The process of protecting an invention by registering a utility model, although much simpler and faster than the procedure for granting a patent, can also lead to unexpected misunderstandings, for example:
- limited subject matter of protection;
- registration right does not make the same legal effects as the patent granted on the basis of substantive examination;
- a utility model is not the right to make the basis of civil protection.

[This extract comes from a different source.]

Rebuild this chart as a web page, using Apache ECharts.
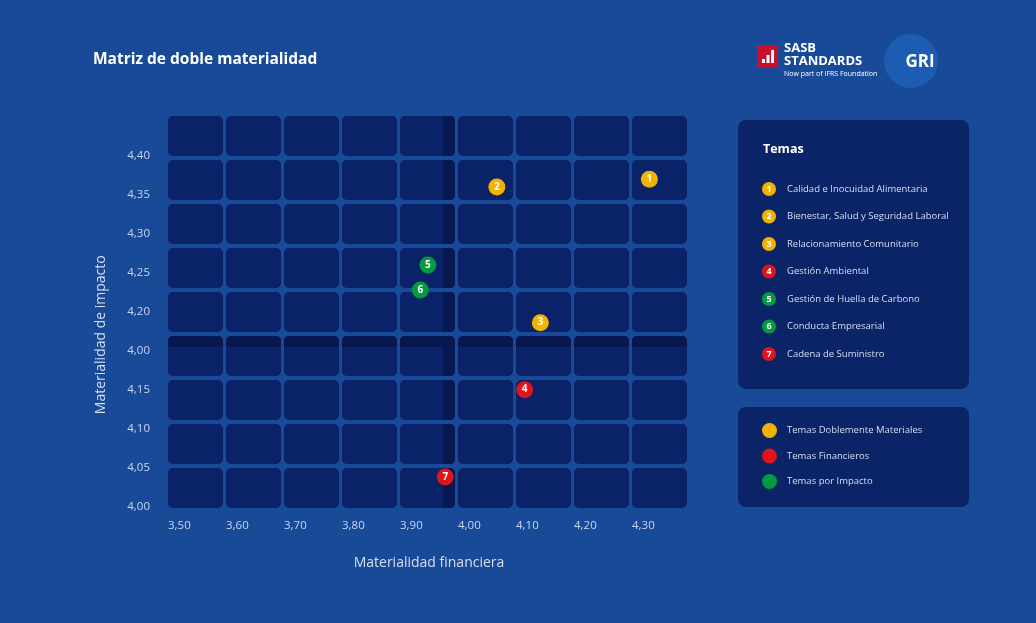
<!DOCTYPE html>
<html lang="es">
<head>
<meta charset="utf-8">
<title>Matriz de doble materialidad</title>
<script src="https://cdn.jsdelivr.net/npm/echarts@6.0.0/dist/echarts.min.js"></script>
<style>
  html, body { margin: 0; padding: 0; background: #184a97; }
  #chart { width: 1036px; height: 623px; }
</style>
</head>
<body>
<div id="chart"></div>
<script>
const FONT = "Open Sans";

// temas (1..7) y su posición en la matriz
const topics = [
  "Calidad e Inocuidad Alimentaria",
  "Bienestar, Salud y Seguridad Laboral",
  "Relacionamiento Comunitario",
  "Gestión Ambiental",
  "Gestión de Huella de Carbono",
  "Conducta Empresarial",
  "Cadena de Suministro"
];
const financialValues = [4.33, 4.067, 4.142, 4.115, 3.948, 3.935, 3.978];
const impactValues = [4.42, 4.41, 4.236, 4.15, 4.31, 4.278, 4.038];
const topicGroup = [0, 0, 0, 1, 2, 2, 1];

const groupNames = ["Temas Doblemente Materiales", "Temas Financieros", "Temas por Impacto"];
const groupColors = ["#f2b300", "#e1141c", "#049a40"];

const xTickLabels = ["3,50", "3,60", "3,70", "3,80", "3,90", "4,00", "4,10", "4,20", "4,30"];
const yTickLabels = ["4,00", "4,05", "4,10", "4,15", "4,00", "4,20", "4,25", "4,30", "4,35", "4,40"];

const CELL_COLS = 9, CELL_ROWS = 9;
const BAND_COL = 4;  // columna con franja oscura (desde la izquierda)
const BAND_ROW = 3;  // fila con franja oscura (desde abajo)

const cellData = [];
for (let i = 0; i < CELL_COLS; i++) {
  for (let j = 0; j < CELL_ROWS; j++) cellData.push([i, j]);
}

const series = [{
  type: "custom",
  xAxisIndex: 1,
  yAxisIndex: 1,
  z: 1,
  silent: true,
  data: cellData,
  renderItem: (params, api) => {
    const c = api.coord([api.value(0), api.value(1)]);
    const w = 55, h = 40;
    const x = c[0] - w / 2, y = c[1] - h / 2;
    const children = [{
      type: "rect",
      shape: { x, y, width: w, height: h, r: 5 },
      style: { fill: "#0a2267" }
    }];
    if (api.value(1) === BAND_ROW) {
      children.push({
        type: "rect",
        shape: { x, y, width: w, height: 11, r: [5, 5, 0, 0] },
        style: { fill: "#06184f" }
      });
    }
    if (api.value(0) === BAND_COL) {
      children.push({
        type: "rect",
        shape: { x: x + w - 12, y, width: 12, height: h, r: [0, 5, 5, 0] },
        style: { fill: "#06184f" }
      });
    }
    return { type: "group", children };
  }
}];

groupNames.forEach((name, g) => {
  const data = [];
  topics.forEach((t, i) => {
    if (topicGroup[i] === g) data.push({ name: t, value: [financialValues[i], impactValues[i], i + 1] });
  });
  series.push({
    name,
    type: "scatter",
    xAxisIndex: 0,
    yAxisIndex: 0,
    z: 5,
    symbolSize: 17,
    itemStyle: { color: groupColors[g], opacity: 1 },
    label: {
      show: true,
      position: "inside",
      formatter: p => p.value[2],
      color: "#ffffff",
      fontFamily: FONT,
      fontWeight: "bold",
      fontSize: 10
    },
    data
  });
});

// panel "Temas" con la lista numerada
const listItems = [];
topics.forEach((t, i) => {
  const y = 189 + i * 27.5;
  listItems.push({
    type: "circle",
    shape: { cx: 769, cy: y, r: 7 },
    style: { fill: groupColors[topicGroup[i]] }
  });
  listItems.push({
    type: "text",
    x: 769, y,
    style: { text: String(i + 1), fill: "#fff", font: `bold 9px "${FONT}"`, align: "center", verticalAlign: "middle" }
  });
  listItems.push({
    type: "text",
    x: 787, y,
    style: { text: t, fill: "#d6dff3", font: `9.5px "${FONT}"`, verticalAlign: "middle" }
  });
});

const chart = echarts.init(document.getElementById("chart"));
chart.setOption({
  backgroundColor: "#184a97",
  animation: false,
  title: {
    text: "Matriz de doble materialidad",
    left: 88,
    top: 47,
    textStyle: { color: "#ffffff", fontFamily: FONT, fontWeight: "bold", fontSize: 15.5 }
  },
  legend: {
    orient: "vertical",
    left: 762,
    top: 423,
    padding: 0,
    itemWidth: 15,
    itemHeight: 15,
    itemGap: 10.5,
    icon: "circle",
    selectedMode: false,
    data: groupNames,
    textStyle: { color: "#d6dff3", fontFamily: FONT, fontSize: 9.5, padding: [0, 0, 0, 5] }
  },
  grid: [
    { left: 168, right: 346, top: 117, bottom: 116.5 },
    { left: 166.5, right: 347.5, top: 114, bottom: 113 }
  ],
  xAxis: [{
    type: "value",
    gridIndex: 0,
    min: 3.5,
    max: 4.4,
    interval: 0.1,
    name: "Materialidad financiera",
    nameLocation: "middle",
    nameGap: 50,
    nameTextStyle: { color: "#d6dff3", fontFamily: FONT, fontSize: 14 },
    axisLine: { show: false },
    axisTick: { show: false },
    splitLine: { show: false },
    axisLabel: {
      showMaxLabel: false,
      align: "left",
      margin: 13,
      color: "#c9d5ee",
      fontFamily: FONT,
      fontSize: 11.5,
      formatter: v => xTickLabels[Math.round((v - 3.5) / 0.1)] || ""
    }
  }, {
    type: "category",
    gridIndex: 1,
    show: false,
    data: [...Array(CELL_COLS).keys()]
  }],
  yAxis: [{
    type: "value",
    gridIndex: 0,
    min: 4.0,
    max: 4.5,
    interval: 0.05,
    name: "Materialidad de impacto",
    nameLocation: "middle",
    nameGap: 60,
    nameTextStyle: { color: "#d6dff3", fontFamily: FONT, fontSize: 14, padding: [0, 46, 0, 0] },
    axisLine: { show: false },
    axisTick: { show: false },
    splitLine: { show: false },
    axisLabel: {
      showMaxLabel: false,
      margin: 18,
      color: "#c9d5ee",
      fontFamily: FONT,
      fontSize: 11.5,
      formatter: v => yTickLabels[Math.round((v - 4.0) / 0.05)] || ""
    }
  }, {
    type: "category",
    gridIndex: 1,
    show: false,
    data: [...Array(CELL_ROWS).keys()]
  }],
  graphic: [
    // paneles
    { type: "rect", z: -1, shape: { x: 738, y: 120, width: 231, height: 269, r: 8 }, style: { fill: "#0b2468" } },
    { type: "rect", z: -1, shape: { x: 738, y: 407, width: 231, height: 100, r: 8 }, style: { fill: "#0b2468" } },
    { type: "text", x: 763, y: 149, style: { text: "Temas", fill: "#ffffff", font: `bold 12.5px "${FONT}"`, verticalAlign: "middle" } },
    { type: "group", children: listItems },
    // logo SASB
    { type: "rect", shape: { x: 757, y: 45, width: 21, height: 22 }, style: { fill: "#c8102e" } },
    { type: "rect", shape: { x: 762, y: 59, width: 3, height: 4 }, style: { fill: "#ffffff" } },
    { type: "rect", shape: { x: 766.5, y: 55, width: 3, height: 8 }, style: { fill: "#ffffff" } },
    { type: "rect", shape: { x: 771, y: 50, width: 3, height: 13 }, style: { fill: "#ffffff" } },
    { type: "text", x: 784, y: 42, style: { text: "SASB", fill: "#ffffff", font: `bold 13px "${FONT}"` } },
    { type: "text", x: 784, y: 55, style: { text: "STANDARDS", fill: "#ffffff", font: `bold 13px "${FONT}"` } },
    { type: "text", x: 784, y: 70, style: { text: "Now part of IFRS Foundation", fill: "#ffffff", font: `7px "${FONT}"` } },
    // logo GRI
    { type: "circle", shape: { cx: 911, cy: 61, r: 27 }, style: { fill: "#1c5db3" } },
    { type: "text", x: 920, y: 62, style: { text: "GRI", fill: "#ffffff", font: `bold 17px "${FONT}"`, align: "center", verticalAlign: "middle" } }
  ],
  series
});
</script>
</body>
</html>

Also, applicants sometimes give up on further proceedings because, for example:
- they are not confident in the successful commercialization of their invention;
- they chose a wrong type of protection;
- they are not willing to invest or do not possess necessary funds for the costs required by the patent granting procedure;
- they are insufficiently acquainted with the system of protection of the invention to be able to solve problems arising in the patent granting procedure or the procedure for the registration of a utility model.
How to avoid problems?
- get information on the possibilities and the ways of protecting intellectual property;
- consider business sustainability of your invention;
- prepare a business plan for the commercialization of your invention, with an estimate of the costs of development, production, marketing, and adequate protection;
- do not show your invention in public prior to filing an application for a patent or a utility model;
- search through patent information to find out in time if there are any potential obstacles in obtaining protection.